• SUPPLIED MATERIAL:
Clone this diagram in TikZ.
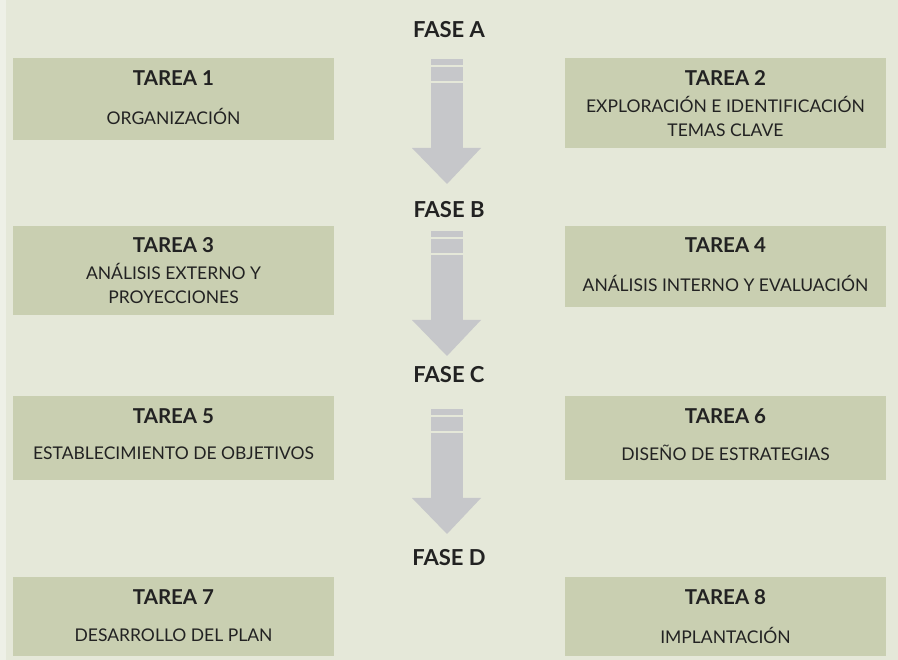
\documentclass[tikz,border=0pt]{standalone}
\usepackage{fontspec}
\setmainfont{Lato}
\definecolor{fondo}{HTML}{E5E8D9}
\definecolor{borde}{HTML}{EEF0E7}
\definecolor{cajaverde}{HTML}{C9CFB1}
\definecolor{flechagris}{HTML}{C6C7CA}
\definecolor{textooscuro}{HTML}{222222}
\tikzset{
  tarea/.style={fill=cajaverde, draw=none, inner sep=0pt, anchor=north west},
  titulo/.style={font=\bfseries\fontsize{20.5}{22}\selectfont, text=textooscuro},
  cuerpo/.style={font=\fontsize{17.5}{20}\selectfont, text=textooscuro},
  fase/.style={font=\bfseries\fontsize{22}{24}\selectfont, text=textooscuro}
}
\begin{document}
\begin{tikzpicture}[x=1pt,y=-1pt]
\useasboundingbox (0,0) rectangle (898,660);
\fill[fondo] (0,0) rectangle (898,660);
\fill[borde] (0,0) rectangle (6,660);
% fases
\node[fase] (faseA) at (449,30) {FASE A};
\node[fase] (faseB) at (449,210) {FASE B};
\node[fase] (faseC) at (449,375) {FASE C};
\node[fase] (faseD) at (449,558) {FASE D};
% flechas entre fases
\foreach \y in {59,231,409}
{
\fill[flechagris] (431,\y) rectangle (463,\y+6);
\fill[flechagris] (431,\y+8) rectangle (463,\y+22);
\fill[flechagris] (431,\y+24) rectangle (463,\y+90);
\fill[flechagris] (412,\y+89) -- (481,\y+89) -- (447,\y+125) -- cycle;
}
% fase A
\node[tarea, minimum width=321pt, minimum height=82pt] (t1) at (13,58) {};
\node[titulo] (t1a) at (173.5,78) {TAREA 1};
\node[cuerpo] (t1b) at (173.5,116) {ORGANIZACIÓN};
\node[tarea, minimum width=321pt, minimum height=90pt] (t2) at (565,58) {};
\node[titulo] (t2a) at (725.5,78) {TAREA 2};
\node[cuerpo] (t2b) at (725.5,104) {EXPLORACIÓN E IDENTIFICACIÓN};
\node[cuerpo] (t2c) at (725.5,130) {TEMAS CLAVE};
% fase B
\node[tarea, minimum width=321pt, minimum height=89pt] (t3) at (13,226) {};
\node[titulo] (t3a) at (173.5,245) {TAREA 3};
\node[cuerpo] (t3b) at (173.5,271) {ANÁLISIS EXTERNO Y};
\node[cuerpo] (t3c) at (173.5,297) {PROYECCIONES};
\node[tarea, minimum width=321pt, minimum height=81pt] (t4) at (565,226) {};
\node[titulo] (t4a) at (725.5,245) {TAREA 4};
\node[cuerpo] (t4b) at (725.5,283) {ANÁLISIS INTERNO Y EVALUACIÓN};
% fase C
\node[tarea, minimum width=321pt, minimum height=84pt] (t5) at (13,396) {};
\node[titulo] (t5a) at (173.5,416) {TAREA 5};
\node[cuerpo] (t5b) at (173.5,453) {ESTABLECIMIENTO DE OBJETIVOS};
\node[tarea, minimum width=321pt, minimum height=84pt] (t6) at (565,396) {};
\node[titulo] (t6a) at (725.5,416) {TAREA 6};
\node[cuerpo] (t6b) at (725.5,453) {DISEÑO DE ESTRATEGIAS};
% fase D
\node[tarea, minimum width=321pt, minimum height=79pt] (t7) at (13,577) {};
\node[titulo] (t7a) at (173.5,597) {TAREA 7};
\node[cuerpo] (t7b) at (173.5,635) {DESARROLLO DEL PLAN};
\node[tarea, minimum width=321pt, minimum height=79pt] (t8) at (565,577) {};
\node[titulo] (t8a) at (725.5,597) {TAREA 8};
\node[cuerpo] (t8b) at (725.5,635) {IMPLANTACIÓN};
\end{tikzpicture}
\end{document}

• TASK DETAILS: Repeat the material above word for word and skip every image in it.

• FULL ANSWER:
Clone this diagram in TikZ.
\documentclass[tikz,border=0pt]{standalone}
\usepackage{fontspec}
\setmainfont{Lato}
\definecolor{fondo}{HTML}{E5E8D9}
\definecolor{borde}{HTML}{EEF0E7}
\definecolor{cajaverde}{HTML}{C9CFB1}
\definecolor{flechagris}{HTML}{C6C7CA}
\definecolor{textooscuro}{HTML}{222222}
\tikzset{
  tarea/.style={fill=cajaverde, draw=none, inner sep=0pt, anchor=north west},
  titulo/.style={font=\bfseries\fontsize{20.5}{22}\selectfont, text=textooscuro},
  cuerpo/.style={font=\fontsize{17.5}{20}\selectfont, text=textooscuro},
  fase/.style={font=\bfseries\fontsize{22}{24}\selectfont, text=textooscuro}
}
\begin{document}
\begin{tikzpicture}[x=1pt,y=-1pt]
\useasboundingbox (0,0) rectangle (898,660);
\fill[fondo] (0,0) rectangle (898,660);
\fill[borde] (0,0) rectangle (6,660);
% fases
\node[fase] (faseA) at (449,30) {FASE A};
\node[fase] (faseB) at (449,210) {FASE B};
\node[fase] (faseC) at (449,375) {FASE C};
\node[fase] (faseD) at (449,558) {FASE D};
% flechas entre fases
\foreach \y in {59,231,409}
{
\fill[flechagris] (431,\y) rectangle (463,\y+6);
\fill[flechagris] (431,\y+8) rectangle (463,\y+22);
\fill[flechagris] (431,\y+24) rectangle (463,\y+90);
\fill[flechagris] (412,\y+89) -- (481,\y+89) -- (447,\y+125) -- cycle;
}
% fase A
\node[tarea, minimum width=321pt, minimum height=82pt] (t1) at (13,58) {};
\node[titulo] (t1a) at (173.5,78) {TAREA 1};
\node[cuerpo] (t1b) at (173.5,116) {ORGANIZACIÓN};
\node[tarea, minimum width=321pt, minimum height=90pt] (t2) at (565,58) {};
\node[titulo] (t2a) at (725.5,78) {TAREA 2};
\node[cuerpo] (t2b) at (725.5,104) {EXPLORACIÓN E IDENTIFICACIÓN};
\node[cuerpo] (t2c) at (725.5,130) {TEMAS CLAVE};
% fase B
\node[tarea, minimum width=321pt, minimum height=89pt] (t3) at (13,226) {};
\node[titulo] (t3a) at (173.5,245) {TAREA 3};
\node[cuerpo] (t3b) at (173.5,271) {ANÁLISIS EXTERNO Y};
\node[cuerpo] (t3c) at (173.5,297) {PROYECCIONES};
\node[tarea, minimum width=321pt, minimum height=81pt] (t4) at (565,226) {};
\node[titulo] (t4a) at (725.5,245) {TAREA 4};
\node[cuerpo] (t4b) at (725.5,283) {ANÁLISIS INTERNO Y EVALUACIÓN};
% fase C
\node[tarea, minimum width=321pt, minimum height=84pt] (t5) at (13,396) {};
\node[titulo] (t5a) at (173.5,416) {TAREA 5};
\node[cuerpo] (t5b) at (173.5,453) {ESTABLECIMIENTO DE OBJETIVOS};
\node[tarea, minimum width=321pt, minimum height=84pt] (t6) at (565,396) {};
\node[titulo] (t6a) at (725.5,416) {TAREA 6};
\node[cuerpo] (t6b) at (725.5,453) {DISEÑO DE ESTRATEGIAS};
% fase D
\node[tarea, minimum width=321pt, minimum height=79pt] (t7) at (13,577) {};
\node[titulo] (t7a) at (173.5,597) {TAREA 7};
\node[cuerpo] (t7b) at (173.5,635) {DESARROLLO DEL PLAN};
\node[tarea, minimum width=321pt, minimum height=79pt] (t8) at (565,577) {};
\node[titulo] (t8a) at (725.5,597) {TAREA 8};
\node[cuerpo] (t8b) at (725.5,635) {IMPLANTACIÓN};
\end{tikzpicture}
\end{document}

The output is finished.